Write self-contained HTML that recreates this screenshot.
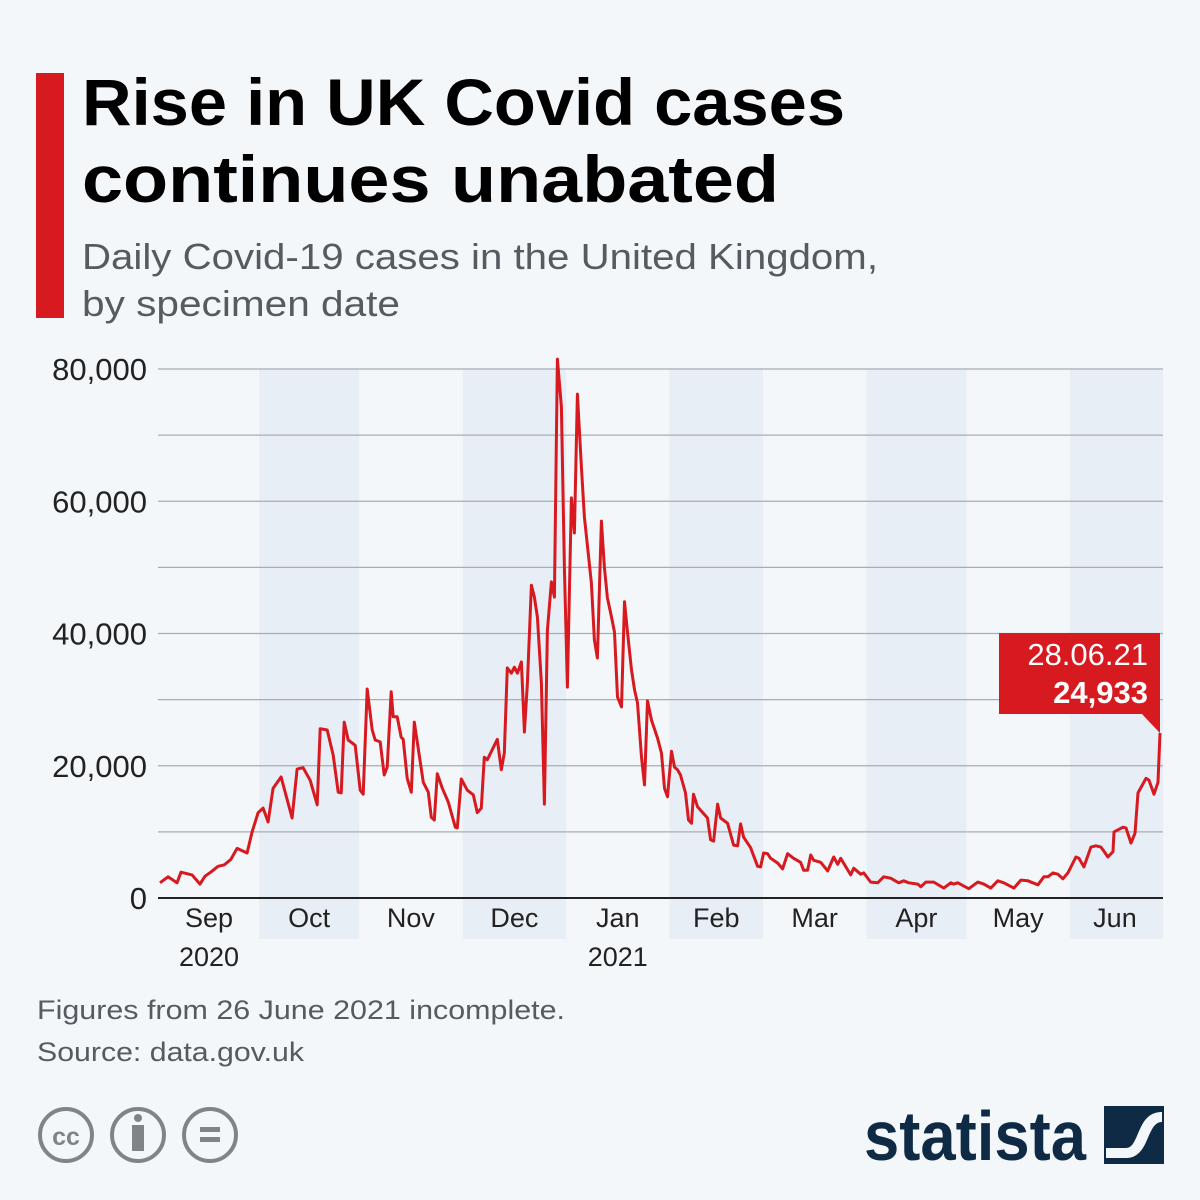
<!DOCTYPE html>
<html><head><meta charset="utf-8"><style>
html,body{margin:0;padding:0;background:#f3f7fa;}
svg{display:block;font-family:"Liberation Sans",sans-serif;}
</style></head><body>
<svg id="chart" width="1200" height="1200" viewBox="0 0 1200 1200">
<rect x="0" y="0" width="1200" height="1200" fill="#f3f7fa"/>
<rect x="36" y="73" width="28" height="245" fill="#d71920"/>
<text x="82" y="125" font-size="66" font-weight="bold" fill="#000" textLength="763" lengthAdjust="spacingAndGlyphs">Rise in UK Covid cases</text>
<text x="82" y="202" font-size="66" font-weight="bold" fill="#000" textLength="697" lengthAdjust="spacingAndGlyphs">continues unabated</text>
<text x="82" y="269" font-size="36" fill="#555b60" textLength="796" lengthAdjust="spacingAndGlyphs">Daily Covid-19 cases in the United Kingdom,</text>
<text x="82" y="316" font-size="36" fill="#555b60" textLength="318" lengthAdjust="spacingAndGlyphs">by specimen date</text>
<g id="bands"></g>
<g id="grid"></g>
<g id="yticks"></g>
<g id="xticks"></g>
<path id="line" fill="none" stroke="#d71920" stroke-width="3" stroke-linejoin="round"/>
<g id="callout"></g>
<text x="37" y="1019" font-size="27" fill="#555b60" textLength="528" lengthAdjust="spacingAndGlyphs">Figures from 26 June 2021 incomplete.</text>
<text x="37" y="1061" font-size="27" fill="#555b60" textLength="267" lengthAdjust="spacingAndGlyphs">Source: data.gov.uk</text>
<g fill="none" stroke="#7f8487" stroke-width="4">
<circle cx="66" cy="1135" r="26"/><text x="66" y="1145" font-size="25" font-weight="bold" fill="#7f8487" stroke="none" text-anchor="middle">cc</text></g>
<g fill="none" stroke="#7f8487" stroke-width="4">
<circle cx="138" cy="1135" r="26"/><circle cx="138" cy="1118" r="4" fill="#7f8487" stroke="none"/><rect x="132" y="1125" width="12" height="26" fill="#7f8487" stroke="none"/></g>
<g fill="none" stroke="#7f8487" stroke-width="4">
<circle cx="210" cy="1135" r="26"/><rect x="200" y="1127" width="20" height="5" fill="#7f8487" stroke="none"/><rect x="200" y="1137" width="20" height="5" fill="#7f8487" stroke="none"/></g>
<text x="864" y="1160" font-size="70" font-weight="bold" fill="#0f2a44" textLength="222" lengthAdjust="spacingAndGlyphs">statista</text>
<g>
<rect x="1104" y="1106" width="60" height="58" fill="#0f2a44"/>
<path d="M1106 1148 L1126 1148 C1140 1148 1136 1112 1162 1112 L1162 1122 C1146 1122 1150 1158 1126 1158 L1106 1158 Z" fill="#f3f7fa"/>
</g>
</svg>
<script>
const days=[0.3,2.7,5.4,6.6,9.9,12.3,13.8,15.5,17.7,19.5,21.5,23.4,26.4,27.9,29.7,31.2,32.7,34.2,36.6,39.9,41.4,43.2,45.3,47.4,48.3,50.4,52.2,53.7,54.6,55.5,56.7,58.8,60.3,61.2,62.4,63.9,64.8,66.3,67.5,68.4,69.6,70.2,71.4,72.6,73.2,74.4,75.6,76.5,79.2,80.7,81.6,82.5,83.4,84.9,86.7,88.8,89.4,90.6,92.4,94.2,95.4,96.6,97.5,98.4,101.4,102.6,103.5,104.4,105.6,106.5,107.4,108.6,109.5,110.4,111.6,112.5,113.4,114.6,115.5,116.4,117.6,118.5,119.4,120.6,121.5,122.4,123.6,124.5,125.4,126.6,127.5,129.6,130.5,131.4,132.6,133.5,134.4,135.6,136.5,137.4,138.6,139.5,140.4,141.6,142.5,143.4,144.6,145.5,146.4,147.6,149.4,150.6,151.5,152.4,153.6,154.5,155.4,156.3,157.8,158.7,159.6,160.2,161.4,164.4,165.3,166.2,167.4,168.3,170.4,172.2,173.4,174.3,175.2,177.3,179.4,180.3,181.2,182.4,183.3,185.4,186.9,188.4,190.2,192.3,193.2,194.4,195.3,196.2,198.3,200.4,202.2,203.4,204.3,207.3,208.2,210.3,211.2,213.3,215.4,217.2,219.3,221.7,223.2,224.7,227.4,228.3,229.8,232.2,235.2,237.3,238.2,239.4,242.7,245.4,247.2,249.3,251.4,253.2,256.2,258.3,260.4,263.4,265.2,266.4,267.9,269.4,270.9,272.4,274.8,275.7,277.2,279.3,280.8,282.3,283.2,284.4,285.9,286.2,288.9,289.8,291.3,292.5,293.4,295.8,296.7,298.2,299.4,300];
const cases=[2.3,3.2,2.3,3.9,3.5,2.1,3.3,3.9,4.8,5.0,5.8,7.5,6.8,10,12.9,13.6,11.5,16.6,18.3,12.1,19.5,19.7,17.8,14.1,25.6,25.4,21.6,16,15.9,26.6,23.9,23.1,16.3,15.7,31.6,25.4,23.9,23.6,18.6,19.8,31.2,27.4,27.4,24.3,24,18.1,16,26.6,17.5,16,12.2,11.8,18.8,16.6,14.5,10.7,10.6,18,16.3,15.6,12.9,13.6,21.3,20.9,24,19.4,21.9,34.8,34,34.9,34,35.7,25.1,32.5,47.3,45.5,42.5,32.5,14.2,40.5,47.8,45.5,81.5,74.3,50,31.9,60.5,55.2,76.2,65.2,57.6,47.6,39,36.3,57,50,45.4,42.5,40.2,30.4,28.9,44.8,40.2,34.5,31.5,29.5,21.3,17.1,29.8,26.9,24.2,21.9,16.6,15.3,22.2,19.8,19.4,18.6,15.9,11.8,11.3,15.7,13.8,12.1,8.8,8.6,14.2,12.1,11.3,8,7.9,11.2,9.2,7.6,4.8,4.7,6.8,6.7,6,5.3,4.4,6.7,6,5.4,4.2,4.2,6.5,5.7,5.4,4.1,6.2,5.1,6,3.5,4.5,3.6,3.8,2.4,2.3,3.2,3,2.3,2.6,2.3,2.1,1.7,2.4,2.4,1.5,2.3,2.1,2.3,1.4,2.4,2.1,1.5,2.6,2.3,1.5,2.7,2.6,2,3.2,3.2,3.8,3.6,2.9,3.8,6.2,6,4.7,7.7,7.9,7.7,7.1,6.2,7,10,10.7,10.6,8.3,9.8,15.9,18.1,17.8,15.7,17.5,24.933];
const yTicks=[0,20000,40000,60000,80000];
const monthLabels=["Sep","Oct","Nov","Dec","Jan","Feb","Mar","Apr","May","Jun"];
const monthStarts=[0,30,60,91,122,153,181,212,242,273];
const yearLabels=["2020","2021"];
const lastDate="28.06.21";
const lastValue="24,933";

const NS="http://www.w3.org/2000/svg";
const x0=159,x1=1160,y0=898,y1=369;
const X=d=>x0+d/300*(x1-x0);
const Y=v=>y0-v/80000*(y0-y1);
function mk(tag,attrs,parent){const e=document.createElementNS(NS,tag);for(const k in attrs)e.setAttribute(k,attrs[k]);parent.appendChild(e);return e;}

const bands=document.getElementById('bands');
for(let i=1;i<monthStarts.length;i+=2){
  const end=i+1<monthStarts.length?X(monthStarts[i+1]):1163;
  const r=mk('rect',{x:X(monthStarts[i]),y:y1,width:end-X(monthStarts[i]),height:939-y1,fill:'#e8eef6'},bands);
  
  
}
const grid=document.getElementById('grid');
for(let v=10000;v<=80000;v+=10000){
  const l=mk('line',{x1:158,x2:1163,y1:Y(v),y2:Y(v),stroke:'#a9adb0','stroke-width':1.3},grid);
  
  
}
const ax=mk('line',{x1:158,x2:1163,y1:y0,y2:y0,stroke:'#222','stroke-width':2},grid);


const yt=document.getElementById('yticks');
yTicks.forEach(v=>{
  const t=mk('text',{x:147,y:Y(v)+11,'font-size':31,'text-anchor':'end',fill:'#222'},yt);
  t.textContent=v.toLocaleString('en-US');
  
  
});
const xt=document.getElementById('xticks');
monthLabels.forEach((m,i)=>{
  const end=i+1<monthStarts.length?monthStarts[i+1]:300;
  const t=mk('text',{x:X((monthStarts[i]+end)/2),y:927,'font-size':27,'text-anchor':'middle',fill:'#222'},xt);
  t.textContent=m;
  
  
});
[[0,yearLabels[0]],[4,yearLabels[1]]].forEach(([i,yl])=>{
  const end=monthStarts[i+1];
  const t=mk('text',{x:X((monthStarts[i]+end)/2),y:966,'font-size':27,'text-anchor':'middle',fill:'#222'},xt);
  t.textContent=yl;
  
  
});
let d='';
days.forEach((dd,i)=>{d+=(i?'L':'M')+X(dd).toFixed(1)+' '+Y(cases[i]*1000).toFixed(1);});
document.getElementById('line').setAttribute('d',d);

const co=document.getElementById('callout');
const px=X(days[days.length-1]),py=Y(cases[cases.length-1]*1000);
const bx=999,by=633,bw=px-bx,bh=81;
const box=mk('path',{d:`M${bx} ${by}H${px}V${py}L${px-18} ${by+bh}H${bx}Z`,fill:'#d71920'},co);


const t1=mk('text',{x:px-12,y:by+32,'font-size':31,'text-anchor':'end',fill:'#fff'},co);
t1.textContent=lastDate;


const t2=mk('text',{x:px-12,y:by+70,'font-size':31,'font-weight':'bold','text-anchor':'end',fill:'#fff'},co);
t2.textContent=lastValue;


</script>
</body></html>
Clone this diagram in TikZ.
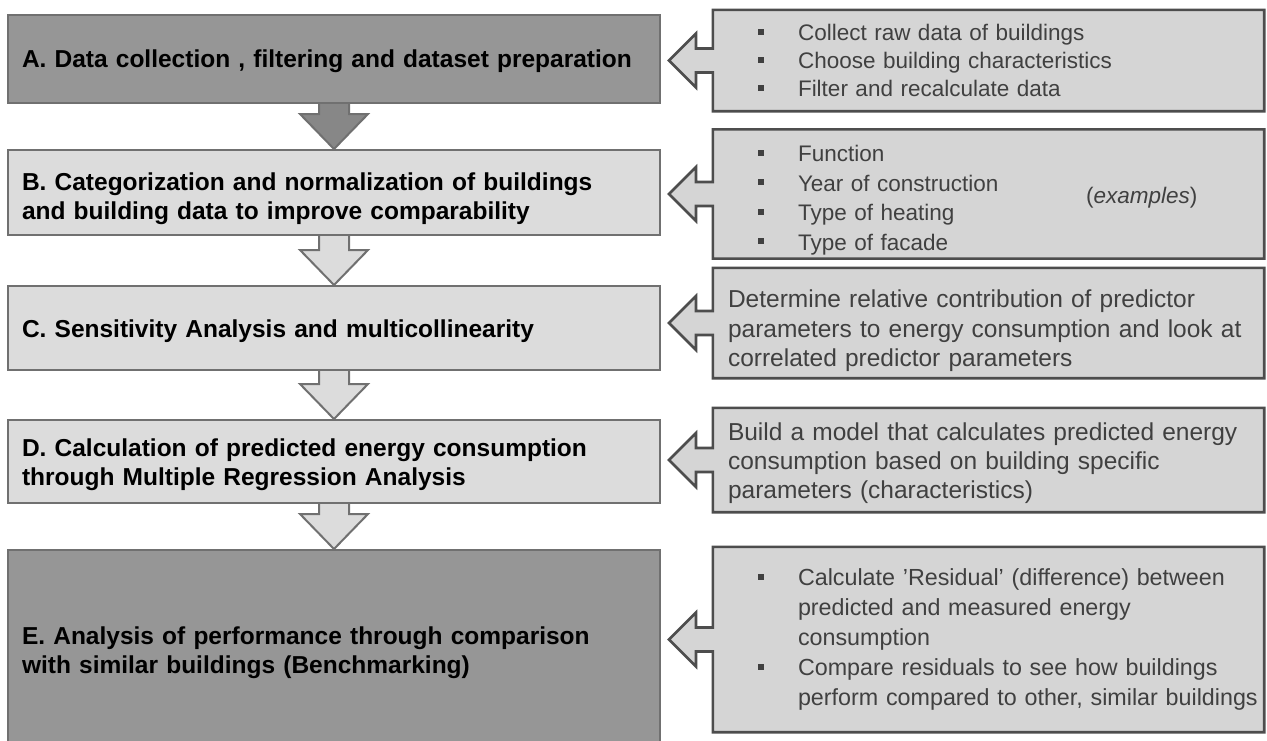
===============
● **Task prompt**
Pick out each line in the material containing "this".

● **Worked solution**
Write self-contained HTML that recreates this screenshot.
Clone this diagram in TikZ.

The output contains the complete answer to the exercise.